Build In Recoverability and Failover through Persistent Instances
Persistent instances provided through HP Cloud Block Storage allow HP Cloud Compute users to build in recoverability and failover of their compute instances. With the ephemeral storage that comes natively with a compute instance, data is deleted once the associated instance is removed. Any hardware failure or termination of an instance subsequently results in data loss unless data is maintained via manual workarounds. With persistent images, on the other hand, data persists even if the instance is shut down or fails. Volumes associated with the instance can be recovered and easily attached to another instance.
Customers can use persistent, bootable volumes by in a number of ways:
- Test & Development – Test and development environments are often shut down or may not need to run constantly. When instances are terminated, data is preserved through storage on the bootable volumes – e.g., configuration files or code changes in the system/applications.
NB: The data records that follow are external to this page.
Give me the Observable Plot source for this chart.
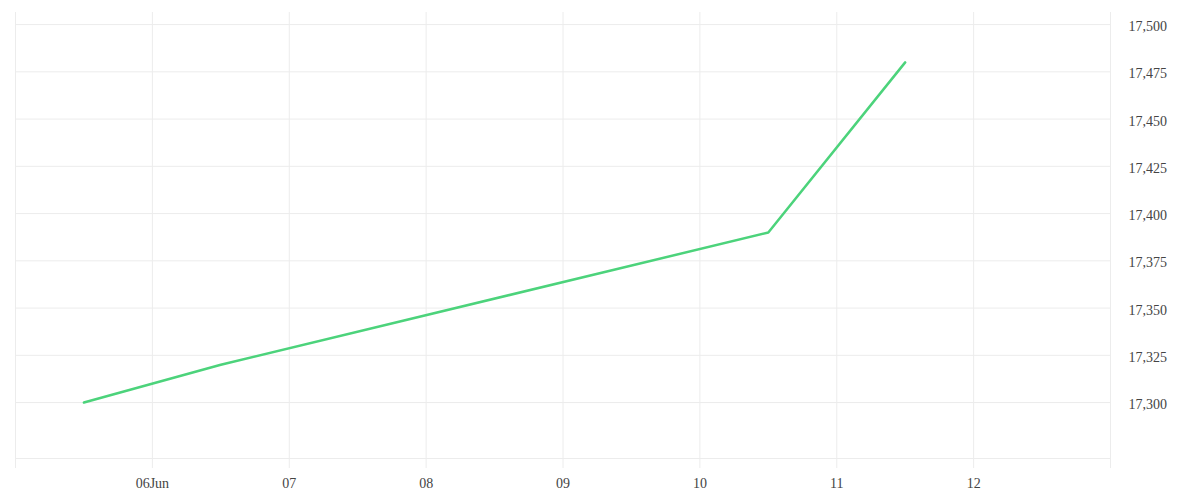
<!DOCTYPE html>
<html>
<head>
<meta charset="utf-8">
<script src="https://cdn.jsdelivr.net/npm/d3@7"></script>
<script src="https://cdn.jsdelivr.net/npm/@observablehq/plot@0.6"></script>
<style>
  html, body { margin: 0; padding: 0; background: #fff; }
  #chart { width: 1200px; height: 500px; }
</style>
</head>
<body>
<div id="chart"></div>
<script>
// ---- data ----
const dates = ["2023-06-05T12:00Z", "2023-06-06T12:00Z", "2023-06-10T12:00Z", "2023-06-11T12:00Z"];
const values = [17300, 17320, 17390, 17480];
const xTickDates = ["2023-06-06", "2023-06-07", "2023-06-08", "2023-06-09", "2023-06-10", "2023-06-11", "2023-06-12"];
const xTickLabels = ["06Jun", "07", "08", "09", "10", "11", "12"];
const yTicks = [17300, 17325, 17350, 17375, 17400, 17425, 17450, 17475, 17500];
const xDomain = ["2023-06-05", "2023-06-13"];
const yDomain = [17270.4, 17506.4];

const data = dates.map((d, i) => ({date: new Date(d), value: values[i]}));
const xTicks = xTickDates.map(d => new Date(d + "T00:00Z"));
const xDom = xDomain.map(d => new Date(d + "T00:00Z"));
const gridDays = d3.utcDay.range(xDom[0], d3.utcDay.offset(xDom[1], 1));

const chart = Plot.plot({
  width: 1200,
  height: 500,
  marginLeft: 15,
  marginRight: 90,
  marginTop: 12,
  marginBottom: 42,
  style: {fontFamily: "'Liberation Serif', serif", fontSize: "14px", color: "#444", background: "#fff"},
  x: {type: "utc", domain: xDom},
  y: {domain: yDomain},
  marks: [
    Plot.ruleY(yTicks, {stroke: "#ececec", strokeWidth: 1}),
    Plot.ruleY([yDomain[0]], {stroke: "#ececec", strokeWidth: 1}),
    Plot.ruleX(gridDays, {stroke: "#ececec", strokeWidth: 1, insetBottom: -10}),
    Plot.axisX({ticks: xTicks, tickSize: 0, tickPadding: 20,
      tickFormat: (d) => xTickLabels[xTicks.findIndex(t => +t === +d)], fontSize: 14}),
    Plot.axisY({anchor: "right", ticks: yTicks, tickSize: 0, tickPadding: 18, dy: 2,
      tickFormat: d3.format(","), textAnchor: "start", label: null, fontSize: 14}),
    Plot.line(data, {x: "date", y: "value", stroke: "#4cd37b", strokeWidth: 2.5})
  ]
});
document.getElementById("chart").appendChild(chart);
</script>
</body>
</html>
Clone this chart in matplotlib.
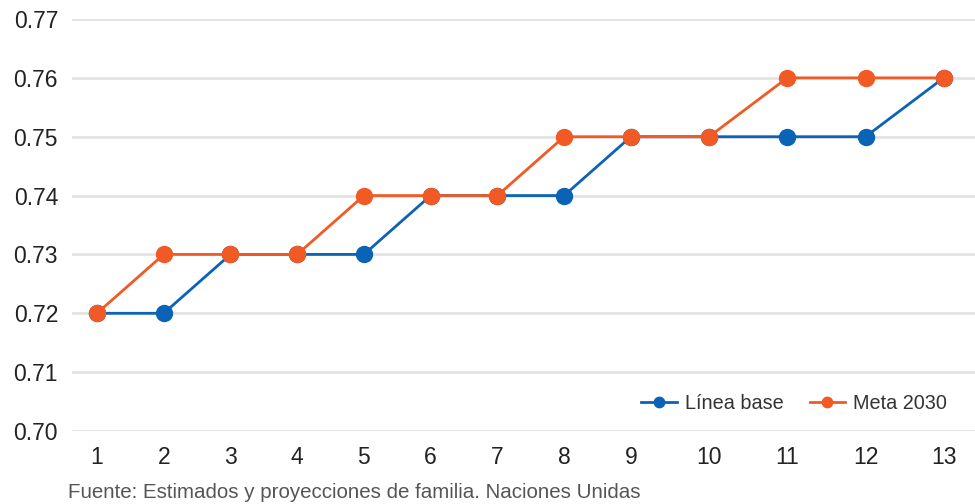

In some cases, application data may also be stored in the bootable volume and need to persist.
- Failover and Instance Recovery – If an instance fails, it can be rebooted along with all the saved state and data in the bootable volume.
- Persistent Application Data – In some cases, application data (e.g., low latency databases with concurrent read/writes) may need to be stored in a local bootable volume rather than in object storage or other block storage volumes. In such cases, the application data is persisted when instances fail.
Creating a Persistent Instance
Persistent instances are created during the initial instance setup. You can either store all your instance data on a block storage volume (persistent) or on server storage (ephemeral). With either setup, you can also take a snapshot of an instance (or volume). In the case of persistent block storage, users mount a persistent virtual storage volume that attaches to an HP Cloud Compute instance exposed as a device within that instance and acts like an unformatted hard drive.
When you create a persistent instance using the management console, API, or the CLI, a bootable volume is created in block storage that includes all user data resident on the instance. Instead of using ephemeral storage associated with an HP Cloud Compute instance, these volumes run using separate and bootable storage. If your instance terminates, all the data (including boot information) is retained. If your instance is ever lost, you can detach the volume from your lost instance, reattach it to a new instance, and use your bootable volume to recreate an identical new instance. The root file system is persistent and continues to exist allowing the volume to remain available even if an instance terminates. In addition, you can create a file system on top of the bootable volumes and use them just like any block device (similar to how a hard drive is used). Alternatively, a block storage volume can just be used as raw, unstructured storage that runs independently of the compute instance (for data preservation) but that also ties directly to that instance for highly reliable, highly available, and highly predictable storage.
Using the Management Console or API/CLI
After setting up a block account, users can create a bootable volume using either the UI (management console) or the API/CLI.
From the management console: Simply create an instance and select “Create a new server from a Bootable Volume, using Block Storage” – it will create a bootable volume and boot the instance from that volume.
From the API/CLI: The API in the HP Cloud has been extended to support bootable volumes. Deploying persistent instances via the API/CLI can be achieved as follows:
- Create a bootable volume. This process is similar to creating any other persistent storage volume, except that an image ID is specified in the “volume-create” command. When the volume is created, the nova-volumes code pre-initializes the volume with the bootable image from Glance.
- Create a new instance, specifying that your new, bootable volume be used instead of the ephemeral disk. The instance is created with the volume as /dev/vda and is booted from persistent storage. As a result, if you terminate the instance later, the volume lives on. You can then create another instance from the same volume.
Users can store up to two terabytes of data in bootable volumes through a single persistent instance and can scale to as many elastic instances as needed. The file system adjusts based on the size of the volume required. Since the storage is now decoupled from the traditional compute instance, data is preserved in the event of instance termination or hardware failure. Multiple volumes can also be mounted to the same instance.
When creating an instance in the HP Cloud, you can choose to use the ephemeral server storage associated with an instance or create a persistent block storage volume.
Persistent instances deliver highly reliable, available, and predictable storage volumes since your data persists even after the compute instance terminates. The bootable volume can quickly and easily be reattached to another instance. Persistent instances are particularly useful in test and development environments or where application data needs to be retained, recovered, or extended beyond the life of an ephemeral disk.